Prompt: Without any pictures, restate the lines from the one containing "Emit a LaTeX" to the one containing "(0,0) rectangle (1126,458);", word for word, ends included.

Recorded data:
++++++++

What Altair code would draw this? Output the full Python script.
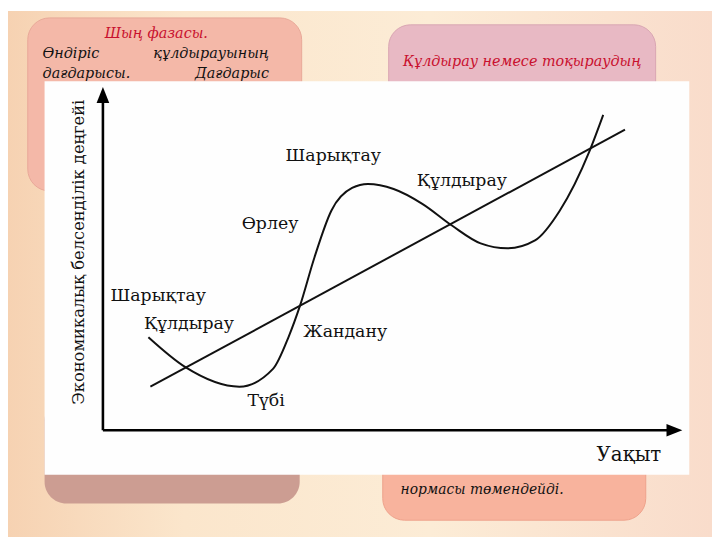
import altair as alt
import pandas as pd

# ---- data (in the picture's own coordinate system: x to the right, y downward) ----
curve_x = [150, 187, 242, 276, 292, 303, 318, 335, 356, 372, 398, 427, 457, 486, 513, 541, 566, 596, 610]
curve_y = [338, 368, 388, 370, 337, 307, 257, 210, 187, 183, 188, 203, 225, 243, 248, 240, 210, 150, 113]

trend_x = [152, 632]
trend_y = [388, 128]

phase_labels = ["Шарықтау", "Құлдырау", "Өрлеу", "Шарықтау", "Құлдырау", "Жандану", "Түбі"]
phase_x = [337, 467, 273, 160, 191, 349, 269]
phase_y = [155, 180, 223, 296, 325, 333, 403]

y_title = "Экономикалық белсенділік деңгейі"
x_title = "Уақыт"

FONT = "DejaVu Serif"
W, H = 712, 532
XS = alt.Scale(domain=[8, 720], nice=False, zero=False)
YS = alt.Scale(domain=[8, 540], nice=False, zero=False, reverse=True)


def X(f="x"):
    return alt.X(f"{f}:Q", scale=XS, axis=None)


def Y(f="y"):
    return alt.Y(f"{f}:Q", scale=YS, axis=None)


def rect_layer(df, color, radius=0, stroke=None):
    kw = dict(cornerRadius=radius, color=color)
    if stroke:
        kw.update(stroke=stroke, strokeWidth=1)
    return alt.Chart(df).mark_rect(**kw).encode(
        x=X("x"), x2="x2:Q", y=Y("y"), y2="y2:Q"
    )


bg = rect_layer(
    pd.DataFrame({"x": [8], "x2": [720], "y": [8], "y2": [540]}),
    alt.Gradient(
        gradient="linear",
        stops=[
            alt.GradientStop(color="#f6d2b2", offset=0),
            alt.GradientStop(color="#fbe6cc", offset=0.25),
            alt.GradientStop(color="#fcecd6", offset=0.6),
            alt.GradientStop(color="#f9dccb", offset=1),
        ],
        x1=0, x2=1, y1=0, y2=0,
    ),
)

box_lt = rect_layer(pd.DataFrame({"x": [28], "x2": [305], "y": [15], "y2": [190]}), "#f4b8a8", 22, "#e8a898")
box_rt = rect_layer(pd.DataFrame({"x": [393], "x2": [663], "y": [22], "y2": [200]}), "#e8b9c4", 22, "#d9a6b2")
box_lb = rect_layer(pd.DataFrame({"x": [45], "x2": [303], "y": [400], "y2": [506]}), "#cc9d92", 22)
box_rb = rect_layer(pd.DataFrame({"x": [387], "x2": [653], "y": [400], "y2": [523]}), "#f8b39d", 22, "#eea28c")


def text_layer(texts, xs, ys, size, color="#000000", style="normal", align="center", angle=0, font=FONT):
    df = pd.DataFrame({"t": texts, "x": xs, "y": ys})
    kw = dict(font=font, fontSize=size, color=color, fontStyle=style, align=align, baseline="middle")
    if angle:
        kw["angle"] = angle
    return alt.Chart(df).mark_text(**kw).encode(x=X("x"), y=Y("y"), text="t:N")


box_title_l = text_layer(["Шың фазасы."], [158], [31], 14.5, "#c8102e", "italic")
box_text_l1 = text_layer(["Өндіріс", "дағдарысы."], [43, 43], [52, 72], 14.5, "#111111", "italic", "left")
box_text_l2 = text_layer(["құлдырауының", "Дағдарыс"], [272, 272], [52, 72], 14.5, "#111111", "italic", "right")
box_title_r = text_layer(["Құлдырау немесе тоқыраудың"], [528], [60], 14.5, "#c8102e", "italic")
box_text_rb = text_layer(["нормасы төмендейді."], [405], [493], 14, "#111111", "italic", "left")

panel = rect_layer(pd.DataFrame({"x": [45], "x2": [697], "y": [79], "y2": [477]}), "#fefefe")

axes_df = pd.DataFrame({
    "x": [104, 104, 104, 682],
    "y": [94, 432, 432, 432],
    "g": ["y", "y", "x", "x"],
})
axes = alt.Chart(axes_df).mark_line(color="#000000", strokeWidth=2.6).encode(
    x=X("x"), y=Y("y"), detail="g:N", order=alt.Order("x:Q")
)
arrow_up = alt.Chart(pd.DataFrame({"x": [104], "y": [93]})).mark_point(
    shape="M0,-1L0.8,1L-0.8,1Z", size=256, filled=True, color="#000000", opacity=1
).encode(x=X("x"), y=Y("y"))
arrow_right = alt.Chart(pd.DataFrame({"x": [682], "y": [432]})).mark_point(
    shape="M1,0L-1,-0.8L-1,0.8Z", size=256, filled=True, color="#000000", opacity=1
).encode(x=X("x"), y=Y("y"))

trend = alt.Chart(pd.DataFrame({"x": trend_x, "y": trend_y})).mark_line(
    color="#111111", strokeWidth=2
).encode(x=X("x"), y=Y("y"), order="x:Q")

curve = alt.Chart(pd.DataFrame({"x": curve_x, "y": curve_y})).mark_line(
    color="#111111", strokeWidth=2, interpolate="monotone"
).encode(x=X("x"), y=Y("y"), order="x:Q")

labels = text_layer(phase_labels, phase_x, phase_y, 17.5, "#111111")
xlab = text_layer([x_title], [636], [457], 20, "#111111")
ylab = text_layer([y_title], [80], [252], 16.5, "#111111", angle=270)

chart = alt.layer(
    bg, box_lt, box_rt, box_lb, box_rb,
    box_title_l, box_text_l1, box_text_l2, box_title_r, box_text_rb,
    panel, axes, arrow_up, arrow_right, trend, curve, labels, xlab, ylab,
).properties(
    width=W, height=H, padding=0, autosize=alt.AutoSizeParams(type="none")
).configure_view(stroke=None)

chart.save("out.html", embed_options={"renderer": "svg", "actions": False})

++++++++

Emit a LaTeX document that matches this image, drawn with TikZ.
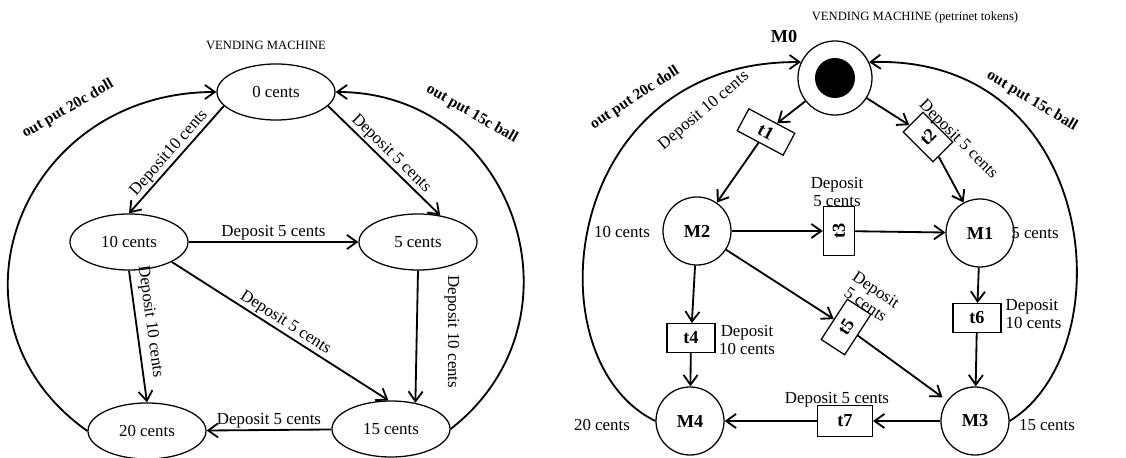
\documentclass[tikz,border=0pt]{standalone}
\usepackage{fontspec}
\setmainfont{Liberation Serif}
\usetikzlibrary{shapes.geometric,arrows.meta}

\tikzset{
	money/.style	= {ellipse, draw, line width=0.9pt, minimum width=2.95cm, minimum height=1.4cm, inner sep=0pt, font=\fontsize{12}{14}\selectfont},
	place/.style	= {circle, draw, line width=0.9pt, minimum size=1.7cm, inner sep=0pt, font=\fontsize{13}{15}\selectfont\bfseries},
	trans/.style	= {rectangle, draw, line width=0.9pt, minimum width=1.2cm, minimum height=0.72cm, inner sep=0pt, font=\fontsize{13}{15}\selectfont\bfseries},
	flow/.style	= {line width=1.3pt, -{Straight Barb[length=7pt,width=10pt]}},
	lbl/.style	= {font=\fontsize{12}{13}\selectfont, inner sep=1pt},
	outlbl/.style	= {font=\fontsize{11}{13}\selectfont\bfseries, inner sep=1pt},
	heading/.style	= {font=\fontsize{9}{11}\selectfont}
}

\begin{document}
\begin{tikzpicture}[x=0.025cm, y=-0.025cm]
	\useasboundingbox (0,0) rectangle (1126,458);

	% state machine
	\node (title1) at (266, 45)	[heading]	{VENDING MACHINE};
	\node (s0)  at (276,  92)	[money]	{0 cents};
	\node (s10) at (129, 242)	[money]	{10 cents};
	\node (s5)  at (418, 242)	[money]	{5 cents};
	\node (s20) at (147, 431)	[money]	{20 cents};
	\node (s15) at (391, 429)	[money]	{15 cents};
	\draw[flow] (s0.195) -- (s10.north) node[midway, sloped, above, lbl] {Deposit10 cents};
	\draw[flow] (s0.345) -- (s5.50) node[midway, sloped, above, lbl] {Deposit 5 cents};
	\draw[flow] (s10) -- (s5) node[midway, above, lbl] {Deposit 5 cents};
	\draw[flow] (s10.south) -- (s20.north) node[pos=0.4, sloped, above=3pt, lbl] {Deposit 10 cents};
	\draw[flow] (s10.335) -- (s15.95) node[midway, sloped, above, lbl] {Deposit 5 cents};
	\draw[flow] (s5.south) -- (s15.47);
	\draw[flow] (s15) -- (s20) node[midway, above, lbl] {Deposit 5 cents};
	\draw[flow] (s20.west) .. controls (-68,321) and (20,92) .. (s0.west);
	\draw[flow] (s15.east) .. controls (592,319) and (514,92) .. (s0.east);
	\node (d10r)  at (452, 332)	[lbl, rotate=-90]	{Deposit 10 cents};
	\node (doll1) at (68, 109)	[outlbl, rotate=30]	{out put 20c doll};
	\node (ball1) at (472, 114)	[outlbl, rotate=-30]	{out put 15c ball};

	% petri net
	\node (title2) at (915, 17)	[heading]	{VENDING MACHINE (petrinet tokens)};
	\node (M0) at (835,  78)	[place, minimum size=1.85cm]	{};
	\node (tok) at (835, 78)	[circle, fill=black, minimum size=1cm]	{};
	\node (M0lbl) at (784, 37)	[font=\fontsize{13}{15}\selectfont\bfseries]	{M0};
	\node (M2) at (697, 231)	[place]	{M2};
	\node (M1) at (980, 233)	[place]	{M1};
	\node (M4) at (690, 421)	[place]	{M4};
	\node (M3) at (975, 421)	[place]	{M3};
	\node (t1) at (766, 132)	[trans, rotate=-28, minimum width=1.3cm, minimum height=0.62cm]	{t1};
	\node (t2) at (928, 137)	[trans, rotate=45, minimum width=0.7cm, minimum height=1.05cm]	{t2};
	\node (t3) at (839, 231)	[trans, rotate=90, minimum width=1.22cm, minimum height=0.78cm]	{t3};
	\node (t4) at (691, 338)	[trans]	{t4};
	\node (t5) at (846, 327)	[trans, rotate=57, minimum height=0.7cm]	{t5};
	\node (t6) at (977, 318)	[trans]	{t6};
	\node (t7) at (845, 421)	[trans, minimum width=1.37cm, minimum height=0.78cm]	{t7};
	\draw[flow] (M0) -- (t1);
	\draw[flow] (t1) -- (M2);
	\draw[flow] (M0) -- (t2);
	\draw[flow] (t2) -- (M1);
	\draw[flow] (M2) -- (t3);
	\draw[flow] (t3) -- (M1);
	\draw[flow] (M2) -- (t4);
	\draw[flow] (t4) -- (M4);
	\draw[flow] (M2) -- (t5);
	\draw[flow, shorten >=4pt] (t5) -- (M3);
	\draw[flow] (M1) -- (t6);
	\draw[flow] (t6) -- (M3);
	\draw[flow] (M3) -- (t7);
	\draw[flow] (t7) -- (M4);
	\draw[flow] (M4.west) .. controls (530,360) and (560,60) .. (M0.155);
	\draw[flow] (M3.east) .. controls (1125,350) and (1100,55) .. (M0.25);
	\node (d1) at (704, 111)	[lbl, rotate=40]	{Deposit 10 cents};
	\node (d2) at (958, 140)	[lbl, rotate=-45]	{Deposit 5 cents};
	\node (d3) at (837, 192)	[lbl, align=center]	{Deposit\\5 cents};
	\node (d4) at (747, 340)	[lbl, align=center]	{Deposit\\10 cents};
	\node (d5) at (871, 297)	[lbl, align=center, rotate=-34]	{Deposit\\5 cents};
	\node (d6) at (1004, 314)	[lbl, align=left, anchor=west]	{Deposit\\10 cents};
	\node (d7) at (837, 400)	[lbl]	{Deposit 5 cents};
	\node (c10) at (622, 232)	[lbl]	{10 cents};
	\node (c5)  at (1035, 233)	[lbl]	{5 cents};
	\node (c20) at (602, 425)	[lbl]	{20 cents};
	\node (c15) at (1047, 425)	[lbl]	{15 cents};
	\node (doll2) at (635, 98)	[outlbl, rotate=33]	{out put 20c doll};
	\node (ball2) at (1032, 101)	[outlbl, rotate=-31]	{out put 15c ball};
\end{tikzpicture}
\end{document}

++++++++

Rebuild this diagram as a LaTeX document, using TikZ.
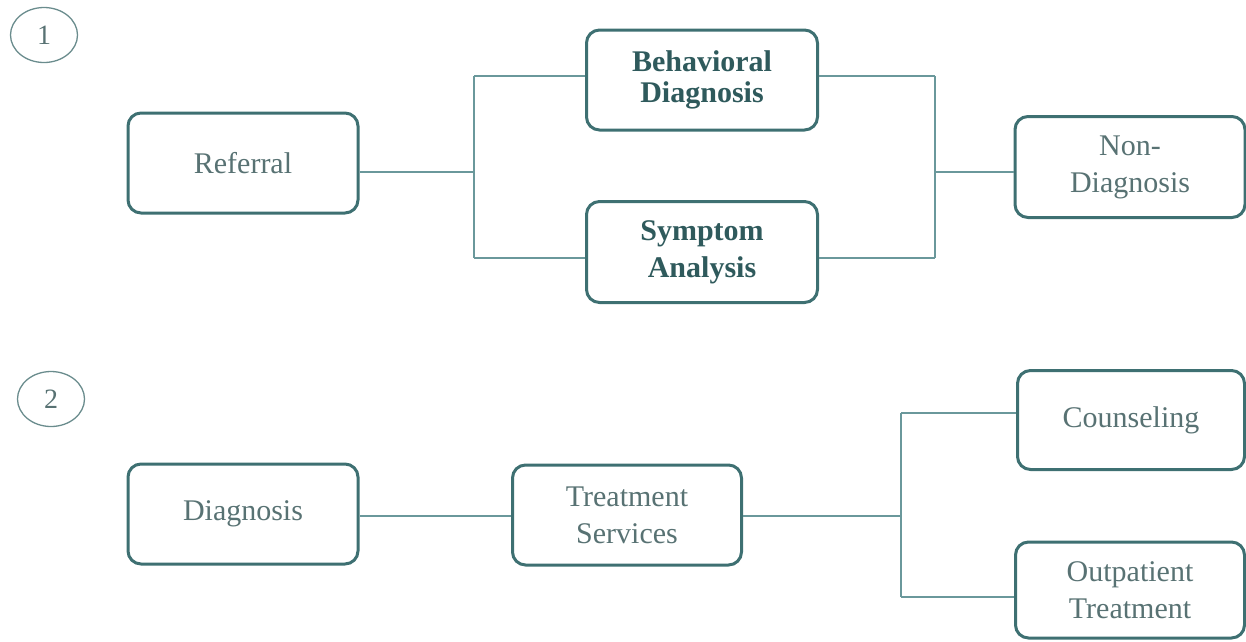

++++++++

Solution for this task:
Emit a LaTeX document that matches this image, drawn with TikZ.
\documentclass[tikz,border=0pt]{standalone}
\usepackage{fontspec}
\setmainfont{Liberation Serif}
\usetikzlibrary{shapes.geometric,arrows.meta}

\tikzset{
	money/.style	= {ellipse, draw, line width=0.9pt, minimum width=2.95cm, minimum height=1.4cm, inner sep=0pt, font=\fontsize{12}{14}\selectfont},
	place/.style	= {circle, draw, line width=0.9pt, minimum size=1.7cm, inner sep=0pt, font=\fontsize{13}{15}\selectfont\bfseries},
	trans/.style	= {rectangle, draw, line width=0.9pt, minimum width=1.2cm, minimum height=0.72cm, inner sep=0pt, font=\fontsize{13}{15}\selectfont\bfseries},
	flow/.style	= {line width=1.3pt, -{Straight Barb[length=7pt,width=10pt]}},
	lbl/.style	= {font=\fontsize{12}{13}\selectfont, inner sep=1pt},
	outlbl/.style	= {font=\fontsize{11}{13}\selectfont\bfseries, inner sep=1pt},
	heading/.style	= {font=\fontsize{9}{11}\selectfont}
}

\begin{document}
\begin{tikzpicture}[x=0.025cm, y=-0.025cm]
	\useasboundingbox (0,0) rectangle (1126,458);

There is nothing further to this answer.